10. В отличие от предыдущих, целостно-монистических вариантов диалектики, согласно которым мы можем, в основном, более или менее точно предусмотреть суть будущего общества, концепция Грушевского выходит из признания значительно более сложного понимания решения проблемы соотношения предсказуемости и непредсказуемости. Поэтому она также включает в себя принципы плюрализма и релятивизма (т.е. возможности разных противоречивых между собой форм эволюции общества). Но, в отличие от социального постмодернизма, в его концепции были раскрыты те важные принципы, о некоторых из которых уже говорилось, которые обуславливают определенную общую закономерную тенденцию развития общества. Так, социальная концепция Грушевского раскрывает, в частности, что когда реализация преимущества или индивидуалистической или коллективистической тенденции играет прогрессивную роль „добра” на определенном этапе, то на следующем – она становится такой консервативной, которая сдерживает развитие общества, т.е. „добро” превращается в „зло”.
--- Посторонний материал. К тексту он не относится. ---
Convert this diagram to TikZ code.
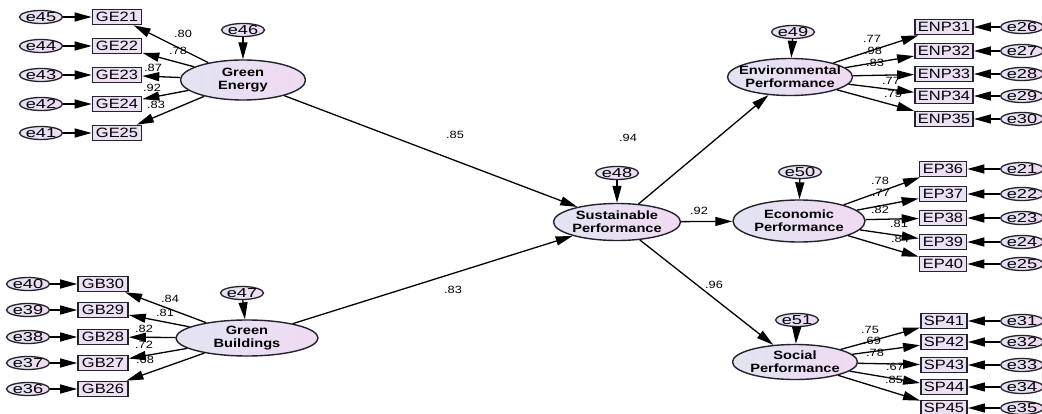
\documentclass[tikz,border=0pt]{standalone}
\usepackage{fontspec}
\setmainfont{Liberation Sans}[FakeStretch=1.22]
\newfontfamily\widefont{Liberation Sans}[FakeStretch=1.4]
\usetikzlibrary{arrows.meta,shapes.geometric}
\definecolor{latL}{RGB}{226,228,242}
\definecolor{latR}{RGB}{240,218,242}
\definecolor{boxfill}{RGB}{236,224,244}
\definecolor{edge}{RGB}{35,35,45}
\begin{document}
\begin{tikzpicture}[x=1pt,y=-1pt,
  lat/.style={ellipse, draw=edge, line width=1.4pt, left color=latL, right color=latR,
    inner xsep=-7pt, inner ysep=0pt, align=center, font=\fontsize{12}{13}\selectfont\bfseries},
  err/.style={ellipse, draw=edge, line width=1.3pt, left color=latL, right color=latR,
    minimum width=41pt, minimum height=13pt, inner sep=0pt, font=\widefont\fontsize{13}{13}\selectfont},
  obs/.style={rectangle, draw=edge, line width=1.6pt, fill=boxfill, minimum height=15pt,
    inner xsep=3pt, inner ysep=0pt, font=\fontsize{13.5}{13}\selectfont},
  arr/.style={-{Triangle[length=17pt,width=9pt]}, line width=1.3pt, draw=black},
  coef/.style={font=\fontsize{10.5}{11}\selectfont, inner sep=0pt}
]
\useasboundingbox[fill=white] (0,0) rectangle (1042,414);

% ---------- coefficient labels (drawn first, arrows may overlap) ----------
\node[coef] (c1) at (183,34) {.80};
\node[coef] (c2) at (178,51) {.78};
\node[coef] (c3) at (153,68) {.87};
\node[coef] (c4) at (152,88) {.92};
\node[coef] (c5) at (156,105) {.83};
\node[coef] (c6) at (170,299) {.84};
\node[coef] (c7) at (165,313) {.81};
\node[coef] (c8) at (144,329) {.82};
\node[coef] (c9) at (144,345) {.72};
\node[coef] (c10) at (145,360) {.68};
\node[coef] (c11) at (872,39) {.77};
\node[coef] (c12) at (873,51) {.98};
\node[coef] (c13) at (875,63) {.83};
\node[coef] (c14) at (891,81) {.77};
\node[coef] (c15) at (893,94) {.75};
\node[coef] (c16) at (880,181) {.78};
\node[coef] (c17) at (881,193) {.77};
\node[coef] (c18) at (880,210) {.82};
\node[coef] (c19) at (899,224) {.81};
\node[coef] (c20) at (900,239) {.84};
\node[coef] (c21) at (870,330) {.75};
\node[coef] (c22) at (872,341) {.69};
\node[coef] (c23) at (875,353) {.78};
\node[coef] (c24) at (895,367) {.67};
\node[coef] (c25) at (894,380) {.85};
\node[coef] (c26) at (455,135) {.85};
\node[coef] (c27) at (453,290) {.83};
\node[coef] (c28) at (628,138) {.94};
\node[coef] (c29) at (699,211) {.92};
\node[coef] (c30) at (714,285) {.96};

% ---------- latent variables ----------
\node[lat, minimum width=125pt, minimum height=40pt] (GEn) at (243,80) {Green\\Energy};
\node[lat, minimum width=142pt, minimum height=36pt] (GBu) at (247,338) {Green\\Buildings};
\node[lat, minimum width=127pt, minimum height=37pt] (SuP) at (617,222) {Sustainable\\Performance};
\node[lat, minimum width=125pt, minimum height=37pt] (EnP) at (790,77) {Environmental\\Performance};
\node[lat, minimum width=132pt, minimum height=42pt] (EcP) at (799,221) {Economic\\Performance};
\node[lat, minimum width=125pt, minimum height=35pt] (SoP) at (795,362) {Social\\Performance};

% ---------- disturbance terms ----------
\node[err] (e46) at (243,30) {e46};
\node[err] (e47) at (242,293) {e47};
\node[err] (e48) at (617,173) {e48};
\node[err] (e49) at (793,32) {e49};
\node[err] (e50) at (800,172) {e50};
\node[err] (e51) at (797,320) {e51};
\draw[arr] (e46) -- (GEn);
\draw[arr] (e47) -- (GBu);
\draw[arr] (e48) -- (SuP);
\draw[arr] (e49) -- (EnP);
\draw[arr] (e50) -- (EcP);
\draw[arr] (e51) -- (SoP);

% ---------- structural paths ----------
\draw[arr] (GEn) -- (SuP);
\draw[arr] (GBu) -- (SuP);
\draw[arr] (SuP) -- (EnP);
\draw[arr] (SuP) -- (EcP);
\draw[arr] (SuP) -- (SoP);

% ---------- Green Energy indicators ----------
\foreach \lbl/\n/\y in {21/45/17, 22/44/46, 23/43/75, 24/42/104, 25/41/133} {
  \node[obs, minimum width=49pt] (GE\lbl) at (117,\y) {GE\lbl};
  \node[err] (e\n) at (41,\y) {e\n};
  \draw[arr] (e\n) -- (GE\lbl);
  \draw[arr] (GEn) -- (GE\lbl);
}

% ---------- Green Buildings indicators ----------
\foreach \lbl/\n/\y in {30/40/284, 29/39/310, 28/38/337, 27/37/363, 26/36/389} {
  \node[obs, minimum width=50pt] (GB\lbl) at (103,\y) {GB\lbl};
  \node[err] (e\n) at (28,\y) {e\n};
  \draw[arr] (e\n) -- (GB\lbl);
  \draw[arr] (GBu) -- (GB\lbl);
}

% ---------- Environmental Performance indicators ----------
\foreach \lbl/\n/\y in {31/26/27, 32/27/51, 33/28/74, 34/29/96, 35/30/119} {
  \node[obs, minimum width=58pt] (ENP\lbl) at (944,\y) {ENP\lbl};
  \node[err] (e\n) at (1022,\y) {e\n};
  \draw[arr] (e\n) -- (ENP\lbl);
  \draw[arr] (EnP) -- (ENP\lbl);
}

% ---------- Economic Performance indicators ----------
\foreach \lbl/\n/\y in {36/21/169, 37/22/194, 38/23/218, 39/24/242, 40/25/264} {
  \node[obs, minimum width=47pt] (EP\lbl) at (943,\y) {EP\lbl};
  \node[err] (e\n) at (1022,\y) {e\n};
  \draw[arr] (e\n) -- (EP\lbl);
  \draw[arr] (EcP) -- (EP\lbl);
}

% ---------- Social Performance indicators ----------
\foreach \lbl/\n/\y in {41/31/321, 42/32/342, 43/33/365, 44/34/387, 45/35/408} {
  \node[obs, minimum width=45pt] (SP\lbl) at (944,\y) {SP\lbl};
  \node[err] (e\n) at (1022,\y) {e\n};
  \draw[arr] (e\n) -- (SP\lbl);
  \draw[arr] (SoP) -- (SP\lbl);
}
\end{tikzpicture}
\end{document}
Эти идеи в более систематизированной форме разрабатывались представителями теории конвергенции капитализма и социализма. Так, Питирим Сорокин, один из основателей современной социологии, писал: „ни одна система (здесь речь идет об „основных системах” или „классах” истинного знания – В.Л.) не содержит в себе всю истину, также как и ни одна другая не является целиком ошибочной” [Сорокин П. Человечество. Цивилизация. Общество. – М., 1992, с. 474]. Подобную точку зрения по поводу оценок разных основных социальных систем раскрывает Джорж Сорос: „каждая социальная система не совершенна, каждой чего-то не хватает, что можно найти в противоположной системе” [Сорос Д. Советская система: к открытому обществу. – М., 1991, с. 12]. Из этого он делает вывод об „непростом выборе между… принципами национальной организации” [Там же].